### GIVEN EXERCISE
All of the data should be output character for character, except the pictures.

### DATA SEGMENT
** START **
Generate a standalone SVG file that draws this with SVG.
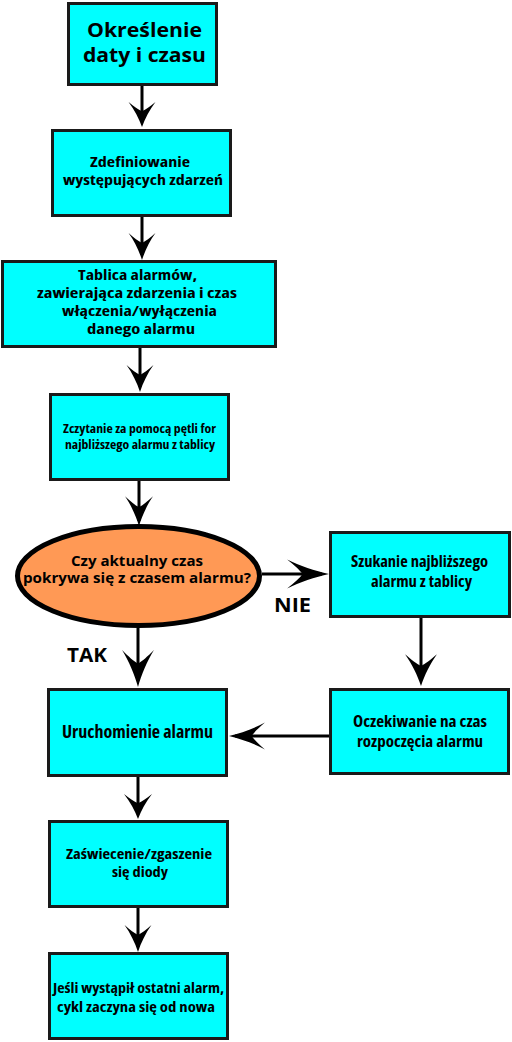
<svg xmlns="http://www.w3.org/2000/svg" width="512" height="1042" viewBox="0 0 512 1042">
<defs>
<style>
.box{fill:#00ffff;stroke:#1a1a1a;stroke-width:3}
.dec{fill:#ff9955;stroke:#000;stroke-width:5}
.w{font-family:"Open Sans","Noto Sans","DejaVu Sans",sans-serif;font-weight:bold;fill:#000;text-anchor:middle}
.c{font-family:"Open Sans","Noto Sans","DejaVu Sans",sans-serif;font-weight:bold;font-stretch:condensed;fill:#000;text-anchor:middle}
.ln{stroke:#000;stroke-width:3;fill:none}
.ah{fill:#000;stroke:none}
</style>
<path id="head" d="M0,0 C-3,-9 -8,-19 -14,-27 C-8,-22 -4,-19 0,-17 C4,-19 8,-22 14,-27 C8,-19 3,-9 0,0 Z"/>
</defs>
<rect width="512" height="1042" fill="#fff"/>
<g id="connectors">
<line class="ln" x1="142" y1="86" x2="142" y2="122"/>
<use href="#head" class="ah" transform="translate(142,127) scale(0.96,0.93)"/>
<line class="ln" x1="142" y1="217" x2="142" y2="255"/>
<use href="#head" class="ah" transform="translate(142,260) scale(0.96,1)"/>
<line class="ln" x1="140" y1="348" x2="140" y2="387"/>
<use href="#head" class="ah" transform="translate(140,392) scale(0.96,1)"/>
<line class="ln" x1="139" y1="481" x2="139" y2="521"/>
<use href="#head" class="ah" transform="translate(139,526) scale(1,1.1)"/>
<line class="ln" x1="262" y1="574" x2="322" y2="574"/>
<use href="#head" class="ah" transform="translate(329,574) rotate(-90) scale(1.04,1.55)"/>
<line class="ln" x1="138" y1="628" x2="138" y2="680"/>
<use href="#head" class="ah" transform="translate(138,687) scale(1.14,1.37)"/>
<line class="ln" x1="421" y1="618" x2="421" y2="680"/>
<use href="#head" class="ah" transform="translate(421,686) scale(1.14,1.18)"/>
<line class="ln" x1="329" y1="736" x2="235" y2="736"/>
<use href="#head" class="ah" transform="translate(229,736) rotate(90) scale(0.96,1.33)"/>
<line class="ln" x1="138" y1="777" x2="138" y2="814"/>
<use href="#head" class="ah" transform="translate(138,819) scale(1,0.93)"/>
<line class="ln" x1="138" y1="908" x2="138" y2="947"/>
<use href="#head" class="ah" transform="translate(138,952) scale(0.96,1)"/>
</g>
<g id="n1">
<rect class="box" x="68.5" y="3.5" width="148" height="81"/>
<text class="w" x="144.5" y="37" font-size="19.5" textLength="115" lengthAdjust="spacingAndGlyphs">Określenie</text>
<text class="w" x="144.5" y="62" font-size="19.5" textLength="123" lengthAdjust="spacingAndGlyphs">daty i czasu</text>
</g>
<g id="n2">
<rect class="box" x="52.5" y="130.5" width="178" height="85"/>
<text class="c" x="140" y="167" font-size="15" textLength="100" lengthAdjust="spacingAndGlyphs">Zdefiniowanie</text>
<text class="c" x="143" y="185" font-size="15" textLength="160" lengthAdjust="spacingAndGlyphs">występujących zdarzeń</text>
</g>
<g id="n3">
<rect class="box" x="2.5" y="261.5" width="273" height="85"/>
<text class="c" x="137.5" y="280" font-size="14" textLength="119" lengthAdjust="spacingAndGlyphs">Tablica alarmów,</text>
<text class="c" x="137" y="298" font-size="14" textLength="200" lengthAdjust="spacingAndGlyphs">zawierająca zdarzenia i czas</text>
<text class="c" x="139.5" y="316" font-size="14" textLength="155" lengthAdjust="spacingAndGlyphs">włączenia/wyłączenia</text>
<text class="c" x="141" y="333.5" font-size="14" textLength="108" lengthAdjust="spacingAndGlyphs">danego alarmu</text>
</g>
<g id="n4">
<rect class="box" x="50.5" y="394.5" width="178" height="85"/>
<text class="c" x="139.5" y="433" font-size="13" textLength="153" lengthAdjust="spacingAndGlyphs">Zczytanie za pomocą pętli for</text>
<text class="c" x="140" y="449" font-size="13" textLength="150" lengthAdjust="spacingAndGlyphs">najbliższego alarmu z tablicy</text>
</g>
<g id="decision">
<ellipse class="dec" cx="138.5" cy="576" rx="121" ry="49.5"/>
<text class="w" x="137" y="565.5" font-size="14" textLength="132" lengthAdjust="spacingAndGlyphs">Czy aktualny czas</text>
<text class="w" x="137" y="582.5" font-size="14" textLength="228" lengthAdjust="spacingAndGlyphs">pokrywa się z czasem alarmu?</text>
</g>
<g id="n5">
<rect class="box" x="330.5" y="532.5" width="179" height="84"/>
<text class="c" x="419.5" y="567" font-size="16" textLength="137" lengthAdjust="spacingAndGlyphs">Szukanie najbliższego</text>
<text class="c" x="421.5" y="587" font-size="16" textLength="101" lengthAdjust="spacingAndGlyphs">alarmu z tablicy</text>
</g>
<g id="labels">
<text class="w" x="292.5" y="612" font-size="19" textLength="37" lengthAdjust="spacingAndGlyphs">NIE</text>
<text class="w" x="87" y="662" font-size="19" textLength="40" lengthAdjust="spacingAndGlyphs">TAK</text>
</g>
<g id="n6">
<rect class="box" x="48.5" y="689.5" width="178" height="86"/>
<text class="c" x="137.5" y="738" font-size="17" textLength="151" lengthAdjust="spacingAndGlyphs">Uruchomienie alarmu</text>
</g>
<g id="n7">
<rect class="box" x="330.5" y="689.5" width="178" height="84"/>
<text class="c" x="420" y="727" font-size="16" textLength="134" lengthAdjust="spacingAndGlyphs">Oczekiwanie na czas</text>
<text class="c" x="420" y="747" font-size="16" textLength="126" lengthAdjust="spacingAndGlyphs">rozpoczęcia alarmu</text>
</g>
<g id="n8">
<rect class="box" x="49.5" y="821.5" width="178" height="85"/>
<text class="c" x="139" y="859" font-size="15" textLength="146" lengthAdjust="spacingAndGlyphs">Zaświecenie/zgaszenie</text>
<text class="c" x="140" y="877" font-size="15" textLength="56" lengthAdjust="spacingAndGlyphs">się diody</text>
</g>
<g id="n9">
<rect class="box" x="49.5" y="953.5" width="178" height="85"/>
<text class="c" x="138.5" y="993" font-size="14.5" textLength="171" lengthAdjust="spacingAndGlyphs">Jeśli wystąpił ostatni alarm,</text>
<text class="c" x="136" y="1012" font-size="14.5" textLength="158" lengthAdjust="spacingAndGlyphs">cykl zaczyna się od nowa</text>
</g>
</svg>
** END **
### THE RESULT
Generate a standalone SVG file that draws this with SVG.
<svg xmlns="http://www.w3.org/2000/svg" width="512" height="1042" viewBox="0 0 512 1042">
<defs>
<style>
.box{fill:#00ffff;stroke:#1a1a1a;stroke-width:3}
.dec{fill:#ff9955;stroke:#000;stroke-width:5}
.w{font-family:"Open Sans","Noto Sans","DejaVu Sans",sans-serif;font-weight:bold;fill:#000;text-anchor:middle}
.c{font-family:"Open Sans","Noto Sans","DejaVu Sans",sans-serif;font-weight:bold;font-stretch:condensed;fill:#000;text-anchor:middle}
.ln{stroke:#000;stroke-width:3;fill:none}
.ah{fill:#000;stroke:none}
</style>
<path id="head" d="M0,0 C-3,-9 -8,-19 -14,-27 C-8,-22 -4,-19 0,-17 C4,-19 8,-22 14,-27 C8,-19 3,-9 0,0 Z"/>
</defs>
<rect width="512" height="1042" fill="#fff"/>
<g id="connectors">
<line class="ln" x1="142" y1="86" x2="142" y2="122"/>
<use href="#head" class="ah" transform="translate(142,127) scale(0.96,0.93)"/>
<line class="ln" x1="142" y1="217" x2="142" y2="255"/>
<use href="#head" class="ah" transform="translate(142,260) scale(0.96,1)"/>
<line class="ln" x1="140" y1="348" x2="140" y2="387"/>
<use href="#head" class="ah" transform="translate(140,392) scale(0.96,1)"/>
<line class="ln" x1="139" y1="481" x2="139" y2="521"/>
<use href="#head" class="ah" transform="translate(139,526) scale(1,1.1)"/>
<line class="ln" x1="262" y1="574" x2="322" y2="574"/>
<use href="#head" class="ah" transform="translate(329,574) rotate(-90) scale(1.04,1.55)"/>
<line class="ln" x1="138" y1="628" x2="138" y2="680"/>
<use href="#head" class="ah" transform="translate(138,687) scale(1.14,1.37)"/>
<line class="ln" x1="421" y1="618" x2="421" y2="680"/>
<use href="#head" class="ah" transform="translate(421,686) scale(1.14,1.18)"/>
<line class="ln" x1="329" y1="736" x2="235" y2="736"/>
<use href="#head" class="ah" transform="translate(229,736) rotate(90) scale(0.96,1.33)"/>
<line class="ln" x1="138" y1="777" x2="138" y2="814"/>
<use href="#head" class="ah" transform="translate(138,819) scale(1,0.93)"/>
<line class="ln" x1="138" y1="908" x2="138" y2="947"/>
<use href="#head" class="ah" transform="translate(138,952) scale(0.96,1)"/>
</g>
<g id="n1">
<rect class="box" x="68.5" y="3.5" width="148" height="81"/>
<text class="w" x="144.5" y="37" font-size="19.5" textLength="115" lengthAdjust="spacingAndGlyphs">Określenie</text>
<text class="w" x="144.5" y="62" font-size="19.5" textLength="123" lengthAdjust="spacingAndGlyphs">daty i czasu</text>
</g>
<g id="n2">
<rect class="box" x="52.5" y="130.5" width="178" height="85"/>
<text class="c" x="140" y="167" font-size="15" textLength="100" lengthAdjust="spacingAndGlyphs">Zdefiniowanie</text>
<text class="c" x="143" y="185" font-size="15" textLength="160" lengthAdjust="spacingAndGlyphs">występujących zdarzeń</text>
</g>
<g id="n3">
<rect class="box" x="2.5" y="261.5" width="273" height="85"/>
<text class="c" x="137.5" y="280" font-size="14" textLength="119" lengthAdjust="spacingAndGlyphs">Tablica alarmów,</text>
<text class="c" x="137" y="298" font-size="14" textLength="200" lengthAdjust="spacingAndGlyphs">zawierająca zdarzenia i czas</text>
<text class="c" x="139.5" y="316" font-size="14" textLength="155" lengthAdjust="spacingAndGlyphs">włączenia/wyłączenia</text>
<text class="c" x="141" y="333.5" font-size="14" textLength="108" lengthAdjust="spacingAndGlyphs">danego alarmu</text>
</g>
<g id="n4">
<rect class="box" x="50.5" y="394.5" width="178" height="85"/>
<text class="c" x="139.5" y="433" font-size="13" textLength="153" lengthAdjust="spacingAndGlyphs">Zczytanie za pomocą pętli for</text>
<text class="c" x="140" y="449" font-size="13" textLength="150" lengthAdjust="spacingAndGlyphs">najbliższego alarmu z tablicy</text>
</g>
<g id="decision">
<ellipse class="dec" cx="138.5" cy="576" rx="121" ry="49.5"/>
<text class="w" x="137" y="565.5" font-size="14" textLength="132" lengthAdjust="spacingAndGlyphs">Czy aktualny czas</text>
<text class="w" x="137" y="582.5" font-size="14" textLength="228" lengthAdjust="spacingAndGlyphs">pokrywa się z czasem alarmu?</text>
</g>
<g id="n5">
<rect class="box" x="330.5" y="532.5" width="179" height="84"/>
<text class="c" x="419.5" y="567" font-size="16" textLength="137" lengthAdjust="spacingAndGlyphs">Szukanie najbliższego</text>
<text class="c" x="421.5" y="587" font-size="16" textLength="101" lengthAdjust="spacingAndGlyphs">alarmu z tablicy</text>
</g>
<g id="labels">
<text class="w" x="292.5" y="612" font-size="19" textLength="37" lengthAdjust="spacingAndGlyphs">NIE</text>
<text class="w" x="87" y="662" font-size="19" textLength="40" lengthAdjust="spacingAndGlyphs">TAK</text>
</g>
<g id="n6">
<rect class="box" x="48.5" y="689.5" width="178" height="86"/>
<text class="c" x="137.5" y="738" font-size="17" textLength="151" lengthAdjust="spacingAndGlyphs">Uruchomienie alarmu</text>
</g>
<g id="n7">
<rect class="box" x="330.5" y="689.5" width="178" height="84"/>
<text class="c" x="420" y="727" font-size="16" textLength="134" lengthAdjust="spacingAndGlyphs">Oczekiwanie na czas</text>
<text class="c" x="420" y="747" font-size="16" textLength="126" lengthAdjust="spacingAndGlyphs">rozpoczęcia alarmu</text>
</g>
<g id="n8">
<rect class="box" x="49.5" y="821.5" width="178" height="85"/>
<text class="c" x="139" y="859" font-size="15" textLength="146" lengthAdjust="spacingAndGlyphs">Zaświecenie/zgaszenie</text>
<text class="c" x="140" y="877" font-size="15" textLength="56" lengthAdjust="spacingAndGlyphs">się diody</text>
</g>
<g id="n9">
<rect class="box" x="49.5" y="953.5" width="178" height="85"/>
<text class="c" x="138.5" y="993" font-size="14.5" textLength="171" lengthAdjust="spacingAndGlyphs">Jeśli wystąpił ostatni alarm,</text>
<text class="c" x="136" y="1012" font-size="14.5" textLength="158" lengthAdjust="spacingAndGlyphs">cykl zaczyna się od nowa</text>
</g>
</svg>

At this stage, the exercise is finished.